Apostille : What is an Apostille and where request it ?
Why Apostille is so important in international legal procedures
An “Apostille” is a certification authenticating the proof of the origin of a public document (e.g. birth, death, divorce, marriage certifícate, police report, a court judgment, an extract of a public register, or a notarial attestation). Apostilles are issued in one country to be used by another country where both are parties to the 1961 Hague Convention also known as the Apostille Convention.
The Apostille is to certify that the signature and seal of a public document has been made by a competent authorized authority. This process, like authentication (notarization) only certifies the signature or stamp showing the document was issued by a public official in the exercise of their functions, but does not certify the validity of the content. This allows a national document to be recognized in a foreign country.
Most countries are parties to the 1961 Apostille Convention. There are currently 92 members. However, it you have doubts whether your country or the country you wish to provide with apostilled documents are members, go to the website (hcch.net) in order to see which countries belong.
Apostilles may only be issued by a Competent Authority designated by the State on whose territory the public document has been executed.
The United States of America has three tiers of authorities competent to issue the apostille certificate.
1) The U.S. Department of State Authentication Office affixes apostilles to documents issued by Federal agencies of the United States.
2) The U.S. Department of State, Bureau of Consular Affairs, Passport Services, Vital Records Section affixes apostilles to Consular Reports of Birth, Death and Marriage of U.S.

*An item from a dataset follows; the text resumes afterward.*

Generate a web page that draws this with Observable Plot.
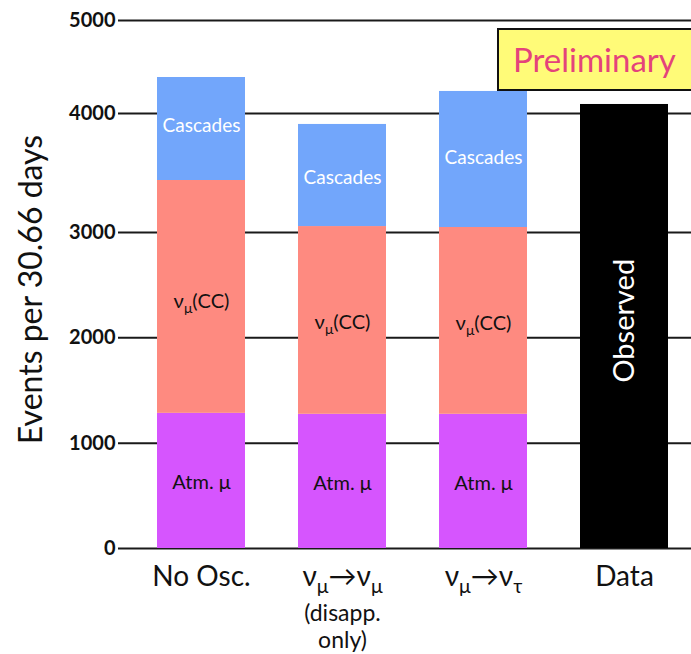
<!DOCTYPE html>
<html><head><meta charset="utf-8">
<script src="https://cdn.jsdelivr.net/npm/d3@7"></script>
<script src="https://cdn.jsdelivr.net/npm/@observablehq/plot@0.6"></script>
<style>
body{margin:0;background:#fff;}
#wrap{position:relative;width:691px;height:654px;font-family:Lato,sans-serif;}
#prelim{position:absolute;left:497px;top:28px;width:200px;height:63px;box-sizing:border-box;background:#fffb78;border:2px solid #111;color:#e4437b;font-size:33px;line-height:58px;padding-left:14px;font-family:Lato,sans-serif;}
</style></head><body><div id="wrap"><div id="prelim">Preliminary</div></div>
<script>
// categories (x) and stacked components
const categories = ["No Osc.", "νμ→νμ", "νμ→ντ", "Data"];
const subLabels = ["", "(disapp.\nonly)", "", ""];
const simCategories = ["No Osc.", "νμ→νμ", "νμ→ντ"];
const components = ["Atm. μ", "νμ(CC)", "Cascades"];
const componentColors = ["#d655fe", "#fe8a80", "#72a6fb"];
// simulated event counts per component
const atmMu = [1283, 1274, 1274];
const numuCC = [2154, 1776, 1768];
const cascades = [950, 858, 1195];
// observed
const dataCategory = "Data";
const observed = 4097;
const yTicks = [0, 1000, 2000, 3000, 4000, 5000];
const yLabel = "Events per 30.66 days";

const rows = [];
simCategories.forEach((c, i) => {
  rows.push({cat: c, comp: components[0], value: atmMu[i]});
  rows.push({cat: c, comp: components[1], value: numuCC[i]});
  rows.push({cat: c, comp: components[2], value: cascades[i]});
});
const dataRows = [{cat: dataCategory, value: observed}];
const subRows = categories.map((c, i) => ({cat: c, text: subLabels[i]})).filter(d => d.text);

const chart = Plot.plot({
  width: 691, height: 654,
  marginLeft: 118, marginRight: 0, marginTop: 20, marginBottom: 106,
  style: {fontFamily: "Lato, sans-serif", background: "transparent", color: "#111", overflow: "visible"},
  x: {type: "band", domain: categories, range: [157, 668], paddingInner: 0.376, paddingOuter: 0},
  y: {type: "linear", domain: [0, 3000, 4000, 5000], range: [548, 232, 113, 20]},
  color: {domain: components, range: componentColors},
  marks: [
    Plot.ruleY(yTicks, {stroke: "#1a1a1a", strokeWidth: 2}),
    Plot.barY(rows, Plot.stackY({x: "cat", y: "value", fill: "comp"})),
    Plot.barY(dataRows, {x: "cat", y: "value", fill: "black"}),
    Plot.text(rows, Plot.stackY({x: "cat", y: "value", text: d => d.comp === "Cascades" ? d.comp : null, fill: "white", fontSize: 19, dy: 2})),
    Plot.text(rows, Plot.stackY({x: "cat", y: "value", text: d => d.comp !== "Cascades" ? d.comp : null, fill: "#111", fontSize: 20, dy: 2})),
    Plot.text(dataRows, {x: "cat", y: d => d.value / 2, text: () => "Observed", rotate: -90, fill: "white", fontSize: 29, dy: -12}),
    Plot.axisY(yTicks, {tickSize: 0, tickPadding: 3, fontSize: 20, fontWeight: "bold", tickFormat: d3.format("d"), label: null}),
    Plot.axisX({tickSize: 0, tickPadding: 18, fontSize: 28, label: null}),
    Plot.text(subRows, {x: "cat", text: "text", frameAnchor: "bottom", lineAnchor: "top", dy: 54, fontSize: 23, lineHeight: 1.16, fill: "#111"}),
    Plot.text([yLabel], {text: d => d, frameAnchor: "left", textAnchor: "middle", rotate: -90, dx: -87, dy: 5, fontSize: 32, fill: "#111"})
  ]
});
const wrap = document.getElementById("wrap");
wrap.insertBefore(chart, wrap.firstChild);

// render ν followed by μ/τ with a subscript
function subscriptify(svg) {
  const els = [...svg.querySelectorAll("text, tspan")].filter(el =>
    [...el.childNodes].every(n => n.nodeType === 3) && /ν[μτ]/.test(el.textContent));
  for (const el of els) {
    const s = el.textContent;
    const fs = parseFloat(getComputedStyle(el).fontSize) || 20;
    const shift = 0.25 * fs;
    el.textContent = "";
    let buf = "", pendingUp = false;
    const flush = () => {
      if (!buf) return;
      const t = document.createElementNS("http://www.w3.org/2000/svg", "tspan");
      if (pendingUp) { t.setAttribute("dy", -shift); pendingUp = false; }
      t.textContent = buf; el.appendChild(t); buf = "";
    };
    for (let i = 0; i < s.length; i++) {
      const ch = s[i];
      if ((ch === "μ" || ch === "τ") && s[i - 1] === "ν") {
        flush();
        const t = document.createElementNS("http://www.w3.org/2000/svg", "tspan");
        t.setAttribute("dy", shift);
        t.setAttribute("font-size", (fs * 0.7) + "px");
        t.textContent = ch; el.appendChild(t);
        pendingUp = true;
      } else buf += ch;
    }
    flush();
  }
}
subscriptify(chart);
</script>
</body></html>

3) The Clerks and Deputy Clerks of the Federal Courts of the United States are authorized to issue apostilles on documents issued by those courts. As an alternative, the U.S. Department of Justice may authenticate the seal of the federal court and the U.S. Department of State Authentications Office will then place an apostille over that seal.
Public documents issued by U.S. states, the District of Columbia and other U.S. jurisdictions may be legalized with an apostille by designated authorities in each jurisdiction, generally the state Secretary of State’s office.
Canada did not sign the 1961 Apostille Convention so you cannot get an apostille in Canada. Therefore, you must use the nearest embassy or consulate to get documents authenticated.